Pascal Bonitzer writes that the plan-tableau is interactive and symbolises ambivalence: it is ‘discourse in two voices, the unstable mixing of the high (painting) and the low (cinema), of movement (the shot) and of stasis (the painting)’ (Bonitzer, 1985: 30). This stasis and shot composition, as the pair gaze at each other while framed within the painting itself, renders the gaze itself as the subject of the shot. Adam Knee refers to the recurring theme of the investigatory narrative within Argento’s films, which emphasises the importance of the image and ‘processes of perception, of seeing and hearing, and of memory, as well as the ambiguity and fallibility of all of these’ (1996: 223). This statement refers to the psychological trauma experienced by Anna as a result of the assaultive and reactive gaze: while the assaultive gaze is associated with the killer in slasher / thriller films and is thus masculinised, the reactive gaze is assigned to the victim and coded as feminine (Clover, 1993: 205).
Within this plan-tableau of the painting, Anna’s gaze at Alfredo is reactionary while his is assaultive; he physically attacks her, pulling her backwards as the shot composition transforms from painting to reality.
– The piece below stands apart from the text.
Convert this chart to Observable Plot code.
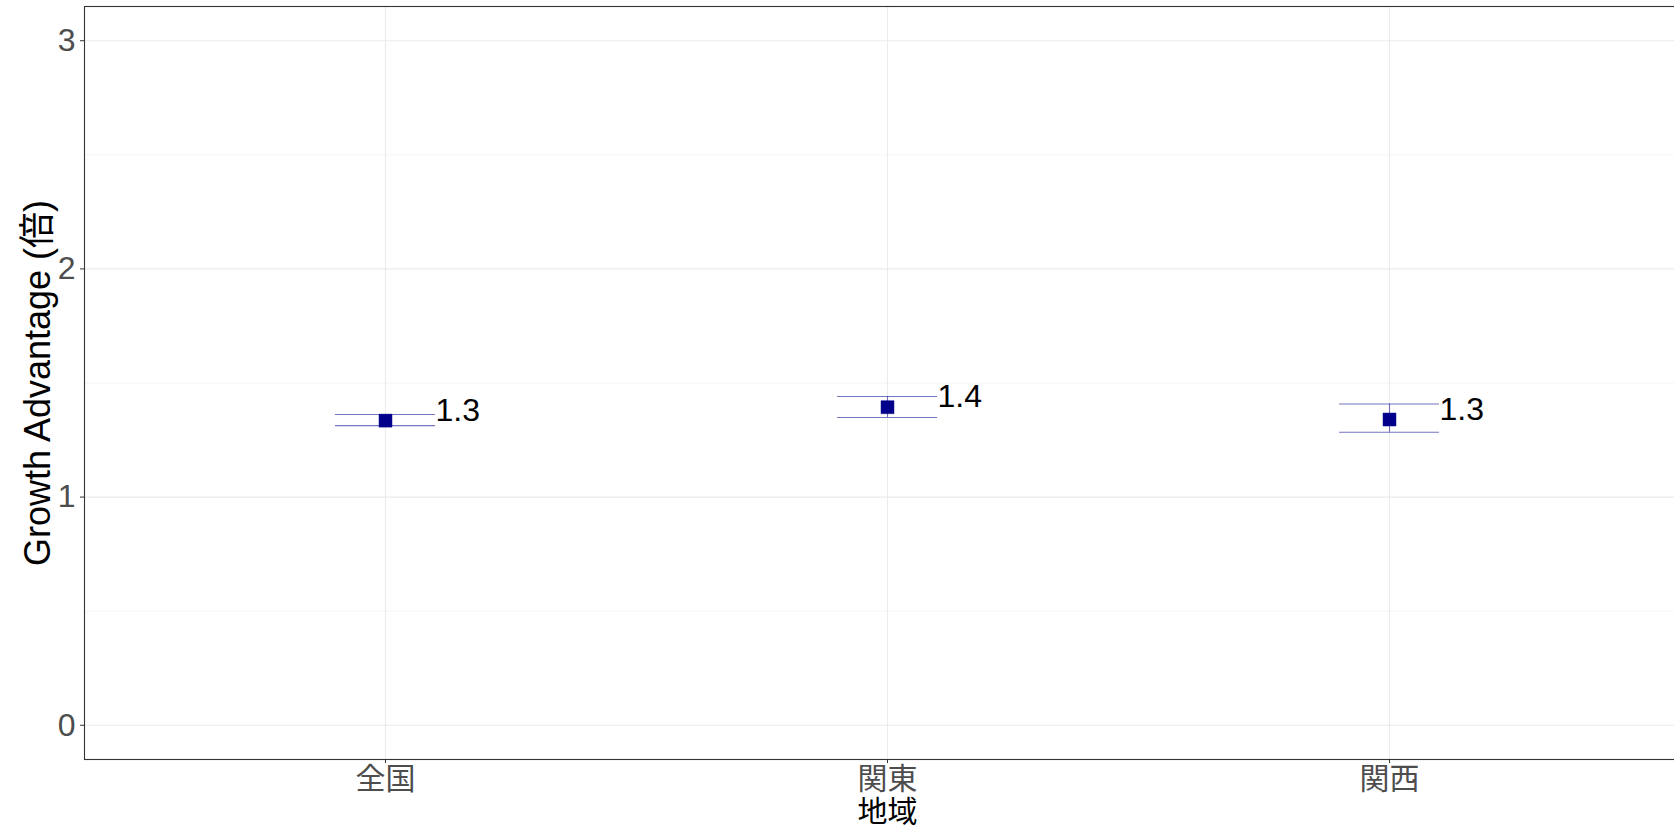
<!DOCTYPE html>
<html>
<head>
<meta charset="utf-8">
<script src="https://cdn.jsdelivr.net/npm/d3@7"></script>
<script src="https://cdn.jsdelivr.net/npm/@observablehq/plot@0.6"></script>
<style>
  html, body { margin: 0; padding: 0; background: #fff; }
  #chart svg { display: block; }
</style>
</head>
<body>
<div id="chart"></div>
<script>
const regions = ["全国", "関東", "関西"];
const estimate = [1.335, 1.394, 1.340];
const lower = [1.313, 1.349, 1.284];
const upper = [1.362, 1.441, 1.408];
const yTicks = [0, 1, 2, 3];
const yMinor = [0.5, 1.5, 2.5];
const xTitle = "地域";
const yTitle = "Growth Advantage (倍)";

const data = regions.map((r, i) => ({
  region: r, est: estimate[i], lo: lower[i], hi: upper[i],
  label: estimate[i].toFixed(1)
}));

const latin = "'Liberation Sans', Arial, 'Noto Sans CJK JP', sans-serif";
const cjk = "'Noto Sans CJK JP', 'Liberation Sans', sans-serif";
const W = 1674, H = 832;
const mL = 84, mT = 6, mB = 73, mR = -16.4;
const errColor = "#3a3aa8";

const chart = Plot.plot({
  width: W,
  height: H,
  marginLeft: mL,
  marginRight: mR,
  marginTop: mT,
  marginBottom: mB,
  style: { background: "#fff", overflow: "hidden" },
  x: { type: "band", domain: regions, paddingInner: 0.8, paddingOuter: 0.5, range: [mL, W - mR] },
  y: { domain: [-0.15, 3.15], range: [H - mB, mT] },
  marks: [
    Plot.gridY(yMinor, { stroke: "#ebebeb", strokeOpacity: 1, strokeWidth: 0.55 }),
    Plot.gridY(yTicks, { stroke: "#ebebeb", strokeOpacity: 1, strokeWidth: 1.1 }),
    Plot.gridX(regions, { stroke: "#ebebeb", strokeOpacity: 1, strokeWidth: 1.1 }),
    Plot.ruleX(data, { x: "region", y1: "lo", y2: "hi", stroke: errColor, strokeOpacity: 0.7, strokeWidth: 1.1 }),
    Plot.tickY(data, { x: "region", y: "lo", stroke: errColor, strokeOpacity: 0.7, strokeWidth: 1.1 }),
    Plot.tickY(data, { x: "region", y: "hi", stroke: errColor, strokeOpacity: 0.7, strokeWidth: 1.1 }),
    Plot.dot(data, { x: "region", y: "est", symbol: "square", r: 7.3, fill: "#00008B", stroke: "#00008B", strokeWidth: 0.5 }),
    Plot.text(data, { x: "region", y: "est", text: "label", textAnchor: "start", dx: 50, dy: -10,
      fontSize: 32, fill: "#000", fontFamily: latin }),
    Plot.frame({ stroke: "#333333", strokeWidth: 1.1 }),
    Plot.axisY(yTicks, { tickSize: 4, tickPadding: 5, fontSize: 32, color: "#4d4d4d", stroke: "#333333",
      fontFamily: latin, label: null, tickFormat: d => String(d) }),
    Plot.axisX(regions, { tickSize: 4, tickPadding: 4, fontSize: 30, color: "#4d4d4d", stroke: "#333333",
      fontFamily: cjk, label: null }),
    Plot.text([yTitle], { frameAnchor: "left", textAnchor: "middle", lineAnchor: "middle", dx: -46, rotate: -90,
      fontSize: 36, fill: "#000", fontFamily: latin, text: d => d }),
    Plot.text([xTitle], { x: () => regions[1], frameAnchor: "bottom", lineAnchor: "middle", dy: 53, fontSize: 30,
      fill: "#000", fontFamily: cjk, text: d => d })
  ]
});

document.getElementById("chart").appendChild(chart);
</script>
</body>
</html>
However, contrary to traditional theory regarding the gaze and gender, it was actually Anna’s active, investigatory gaze that led to Alfredo turning this gaze back on her. Anna’s reactive gaze in this plan-tableau is thus secondary; she becomes Alfredo’s victim due to her use of the assaultive gaze traditionally associated with the male aggressor.
Alfredo brutally rapes Anna and then begins a sadistic game, torturing her until he attacks her once again. Captured, Anna is able to break free and kill Alfredo, dumping his body in a river. This closure allows Anna to move on with her life, until she receives a telephone call from Alfredo and a series of sinister games follow: is Alfredo really dead?
Ironically, in fighting the stasis of the passive role of women as objects of the assaultive gaze, Anna’s own active, assaultive gaze leads to her victimisation. She eventually succumbs to her condition as the lines between reality and hallucination become blurred, culminating in a scene in which Anna covers her naked body in paint and curls into a foetal position. La Sindrome di Stendhal therefore belongs to the cinema of painting in its formal and stylistic design and, in doing so, it offers a complex commentary upon the link between art, psychosis, and the assaultive gaze upon the female form.